WHAT YOU NEED TO DO:
Print every entry, word for word, and skip the images.

EXCERPTED RECORDS:

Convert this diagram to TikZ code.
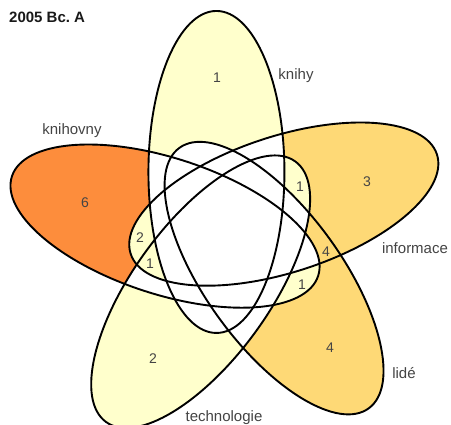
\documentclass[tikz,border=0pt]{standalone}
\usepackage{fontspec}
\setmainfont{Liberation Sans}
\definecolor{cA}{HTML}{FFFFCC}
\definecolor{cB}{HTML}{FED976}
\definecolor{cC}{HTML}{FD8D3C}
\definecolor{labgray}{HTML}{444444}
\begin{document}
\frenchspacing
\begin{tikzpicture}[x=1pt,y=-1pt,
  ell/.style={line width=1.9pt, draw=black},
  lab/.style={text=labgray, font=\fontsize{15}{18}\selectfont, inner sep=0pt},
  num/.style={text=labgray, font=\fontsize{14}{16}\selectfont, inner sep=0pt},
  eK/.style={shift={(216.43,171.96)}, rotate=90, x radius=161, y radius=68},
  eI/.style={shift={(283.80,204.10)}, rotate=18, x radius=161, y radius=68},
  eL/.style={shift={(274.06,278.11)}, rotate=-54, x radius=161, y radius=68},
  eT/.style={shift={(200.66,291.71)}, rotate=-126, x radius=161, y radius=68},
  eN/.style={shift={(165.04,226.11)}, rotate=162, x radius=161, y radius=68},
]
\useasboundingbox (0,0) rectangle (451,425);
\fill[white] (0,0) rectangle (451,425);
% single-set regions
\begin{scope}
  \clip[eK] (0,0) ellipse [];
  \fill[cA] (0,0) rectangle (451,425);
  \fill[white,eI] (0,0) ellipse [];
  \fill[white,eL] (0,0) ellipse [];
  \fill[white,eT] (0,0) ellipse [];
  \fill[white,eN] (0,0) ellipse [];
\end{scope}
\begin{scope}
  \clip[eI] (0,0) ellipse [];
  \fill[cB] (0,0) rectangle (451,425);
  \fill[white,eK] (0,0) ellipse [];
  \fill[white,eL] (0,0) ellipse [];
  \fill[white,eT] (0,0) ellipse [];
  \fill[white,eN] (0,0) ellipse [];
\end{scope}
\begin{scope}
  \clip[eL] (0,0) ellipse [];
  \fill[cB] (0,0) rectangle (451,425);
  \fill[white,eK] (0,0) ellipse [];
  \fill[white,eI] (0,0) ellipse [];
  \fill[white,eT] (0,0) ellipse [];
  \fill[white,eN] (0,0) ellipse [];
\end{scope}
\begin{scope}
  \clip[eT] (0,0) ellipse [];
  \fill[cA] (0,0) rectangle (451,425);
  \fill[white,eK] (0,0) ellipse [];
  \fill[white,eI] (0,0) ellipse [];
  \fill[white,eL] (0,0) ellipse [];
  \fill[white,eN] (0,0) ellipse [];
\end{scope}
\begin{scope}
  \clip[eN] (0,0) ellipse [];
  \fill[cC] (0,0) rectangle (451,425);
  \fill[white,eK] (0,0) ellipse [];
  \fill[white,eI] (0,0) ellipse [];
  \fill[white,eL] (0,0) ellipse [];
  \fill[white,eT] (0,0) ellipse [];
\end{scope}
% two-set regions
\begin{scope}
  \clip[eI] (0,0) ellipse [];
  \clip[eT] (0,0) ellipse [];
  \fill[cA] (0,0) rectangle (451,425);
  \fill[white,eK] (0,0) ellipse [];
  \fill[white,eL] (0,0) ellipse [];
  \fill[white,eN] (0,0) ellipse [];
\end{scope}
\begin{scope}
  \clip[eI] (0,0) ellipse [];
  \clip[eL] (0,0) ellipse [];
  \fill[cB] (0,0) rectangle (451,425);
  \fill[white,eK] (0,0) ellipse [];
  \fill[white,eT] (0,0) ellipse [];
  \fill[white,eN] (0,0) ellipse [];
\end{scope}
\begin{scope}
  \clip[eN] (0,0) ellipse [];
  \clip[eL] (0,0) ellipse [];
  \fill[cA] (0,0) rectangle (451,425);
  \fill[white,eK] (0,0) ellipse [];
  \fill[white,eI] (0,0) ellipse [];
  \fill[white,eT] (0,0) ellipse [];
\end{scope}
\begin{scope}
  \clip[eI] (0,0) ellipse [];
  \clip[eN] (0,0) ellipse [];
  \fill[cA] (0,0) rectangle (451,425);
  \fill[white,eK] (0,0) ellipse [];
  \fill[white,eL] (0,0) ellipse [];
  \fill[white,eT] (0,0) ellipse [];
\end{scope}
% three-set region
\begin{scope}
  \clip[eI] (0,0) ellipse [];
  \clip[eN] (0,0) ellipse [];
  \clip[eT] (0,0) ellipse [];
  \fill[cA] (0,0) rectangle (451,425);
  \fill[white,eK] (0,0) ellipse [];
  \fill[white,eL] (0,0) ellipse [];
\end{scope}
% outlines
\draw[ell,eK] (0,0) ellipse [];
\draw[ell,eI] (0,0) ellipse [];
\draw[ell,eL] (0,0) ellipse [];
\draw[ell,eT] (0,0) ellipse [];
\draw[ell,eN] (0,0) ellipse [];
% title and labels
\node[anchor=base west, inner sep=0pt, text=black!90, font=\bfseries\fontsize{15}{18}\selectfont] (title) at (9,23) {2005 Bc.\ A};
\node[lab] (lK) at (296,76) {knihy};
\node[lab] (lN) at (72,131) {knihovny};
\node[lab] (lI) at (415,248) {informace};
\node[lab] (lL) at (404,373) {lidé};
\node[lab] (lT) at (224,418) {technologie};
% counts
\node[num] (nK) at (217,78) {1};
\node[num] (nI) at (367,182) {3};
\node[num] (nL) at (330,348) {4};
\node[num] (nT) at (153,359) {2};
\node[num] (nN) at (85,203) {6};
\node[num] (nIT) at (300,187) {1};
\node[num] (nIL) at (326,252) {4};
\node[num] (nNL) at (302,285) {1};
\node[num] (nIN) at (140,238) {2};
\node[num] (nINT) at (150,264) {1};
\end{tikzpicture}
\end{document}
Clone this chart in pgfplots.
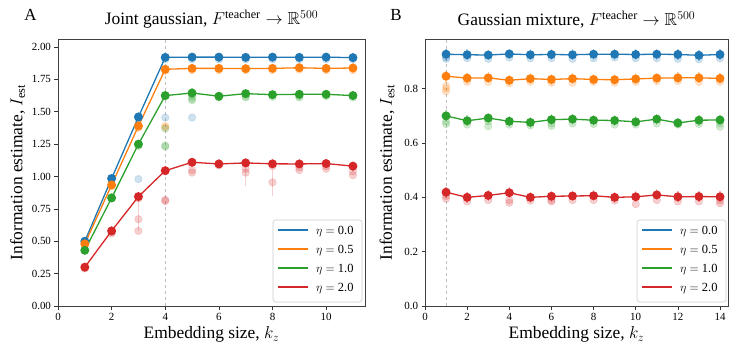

RESULT OF THIS EXERCISE:
Convert this diagram to TikZ code.
\documentclass[tikz,border=0pt]{standalone}
\usepackage{fontspec}
\setmainfont{Liberation Sans}
\definecolor{cA}{HTML}{FFFFCC}
\definecolor{cB}{HTML}{FED976}
\definecolor{cC}{HTML}{FD8D3C}
\definecolor{labgray}{HTML}{444444}
\begin{document}
\frenchspacing
\begin{tikzpicture}[x=1pt,y=-1pt,
  ell/.style={line width=1.9pt, draw=black},
  lab/.style={text=labgray, font=\fontsize{15}{18}\selectfont, inner sep=0pt},
  num/.style={text=labgray, font=\fontsize{14}{16}\selectfont, inner sep=0pt},
  eK/.style={shift={(216.43,171.96)}, rotate=90, x radius=161, y radius=68},
  eI/.style={shift={(283.80,204.10)}, rotate=18, x radius=161, y radius=68},
  eL/.style={shift={(274.06,278.11)}, rotate=-54, x radius=161, y radius=68},
  eT/.style={shift={(200.66,291.71)}, rotate=-126, x radius=161, y radius=68},
  eN/.style={shift={(165.04,226.11)}, rotate=162, x radius=161, y radius=68},
]
\useasboundingbox (0,0) rectangle (451,425);
\fill[white] (0,0) rectangle (451,425);
% single-set regions
\begin{scope}
  \clip[eK] (0,0) ellipse [];
  \fill[cA] (0,0) rectangle (451,425);
  \fill[white,eI] (0,0) ellipse [];
  \fill[white,eL] (0,0) ellipse [];
  \fill[white,eT] (0,0) ellipse [];
  \fill[white,eN] (0,0) ellipse [];
\end{scope}
\begin{scope}
  \clip[eI] (0,0) ellipse [];
  \fill[cB] (0,0) rectangle (451,425);
  \fill[white,eK] (0,0) ellipse [];
  \fill[white,eL] (0,0) ellipse [];
  \fill[white,eT] (0,0) ellipse [];
  \fill[white,eN] (0,0) ellipse [];
\end{scope}
\begin{scope}
  \clip[eL] (0,0) ellipse [];
  \fill[cB] (0,0) rectangle (451,425);
  \fill[white,eK] (0,0) ellipse [];
  \fill[white,eI] (0,0) ellipse [];
  \fill[white,eT] (0,0) ellipse [];
  \fill[white,eN] (0,0) ellipse [];
\end{scope}
\begin{scope}
  \clip[eT] (0,0) ellipse [];
  \fill[cA] (0,0) rectangle (451,425);
  \fill[white,eK] (0,0) ellipse [];
  \fill[white,eI] (0,0) ellipse [];
  \fill[white,eL] (0,0) ellipse [];
  \fill[white,eN] (0,0) ellipse [];
\end{scope}
\begin{scope}
  \clip[eN] (0,0) ellipse [];
  \fill[cC] (0,0) rectangle (451,425);
  \fill[white,eK] (0,0) ellipse [];
  \fill[white,eI] (0,0) ellipse [];
  \fill[white,eL] (0,0) ellipse [];
  \fill[white,eT] (0,0) ellipse [];
\end{scope}
% two-set regions
\begin{scope}
  \clip[eI] (0,0) ellipse [];
  \clip[eT] (0,0) ellipse [];
  \fill[cA] (0,0) rectangle (451,425);
  \fill[white,eK] (0,0) ellipse [];
  \fill[white,eL] (0,0) ellipse [];
  \fill[white,eN] (0,0) ellipse [];
\end{scope}
\begin{scope}
  \clip[eI] (0,0) ellipse [];
  \clip[eL] (0,0) ellipse [];
  \fill[cB] (0,0) rectangle (451,425);
  \fill[white,eK] (0,0) ellipse [];
  \fill[white,eT] (0,0) ellipse [];
  \fill[white,eN] (0,0) ellipse [];
\end{scope}
\begin{scope}
  \clip[eN] (0,0) ellipse [];
  \clip[eL] (0,0) ellipse [];
  \fill[cA] (0,0) rectangle (451,425);
  \fill[white,eK] (0,0) ellipse [];
  \fill[white,eI] (0,0) ellipse [];
  \fill[white,eT] (0,0) ellipse [];
\end{scope}
\begin{scope}
  \clip[eI] (0,0) ellipse [];
  \clip[eN] (0,0) ellipse [];
  \fill[cA] (0,0) rectangle (451,425);
  \fill[white,eK] (0,0) ellipse [];
  \fill[white,eL] (0,0) ellipse [];
  \fill[white,eT] (0,0) ellipse [];
\end{scope}
% three-set region
\begin{scope}
  \clip[eI] (0,0) ellipse [];
  \clip[eN] (0,0) ellipse [];
  \clip[eT] (0,0) ellipse [];
  \fill[cA] (0,0) rectangle (451,425);
  \fill[white,eK] (0,0) ellipse [];
  \fill[white,eL] (0,0) ellipse [];
\end{scope}
% outlines
\draw[ell,eK] (0,0) ellipse [];
\draw[ell,eI] (0,0) ellipse [];
\draw[ell,eL] (0,0) ellipse [];
\draw[ell,eT] (0,0) ellipse [];
\draw[ell,eN] (0,0) ellipse [];
% title and labels
\node[anchor=base west, inner sep=0pt, text=black!90, font=\bfseries\fontsize{15}{18}\selectfont] (title) at (9,23) {2005 Bc.\ A};
\node[lab] (lK) at (296,76) {knihy};
\node[lab] (lN) at (72,131) {knihovny};
\node[lab] (lI) at (415,248) {informace};
\node[lab] (lL) at (404,373) {lidé};
\node[lab] (lT) at (224,418) {technologie};
% counts
\node[num] (nK) at (217,78) {1};
\node[num] (nI) at (367,182) {3};
\node[num] (nL) at (330,348) {4};
\node[num] (nT) at (153,359) {2};
\node[num] (nN) at (85,203) {6};
\node[num] (nIT) at (300,187) {1};
\node[num] (nIL) at (326,252) {4};
\node[num] (nNL) at (302,285) {1};
\node[num] (nIN) at (140,238) {2};
\node[num] (nINT) at (150,264) {1};
\end{tikzpicture}
\end{document}
Clone this chart in pgfplots.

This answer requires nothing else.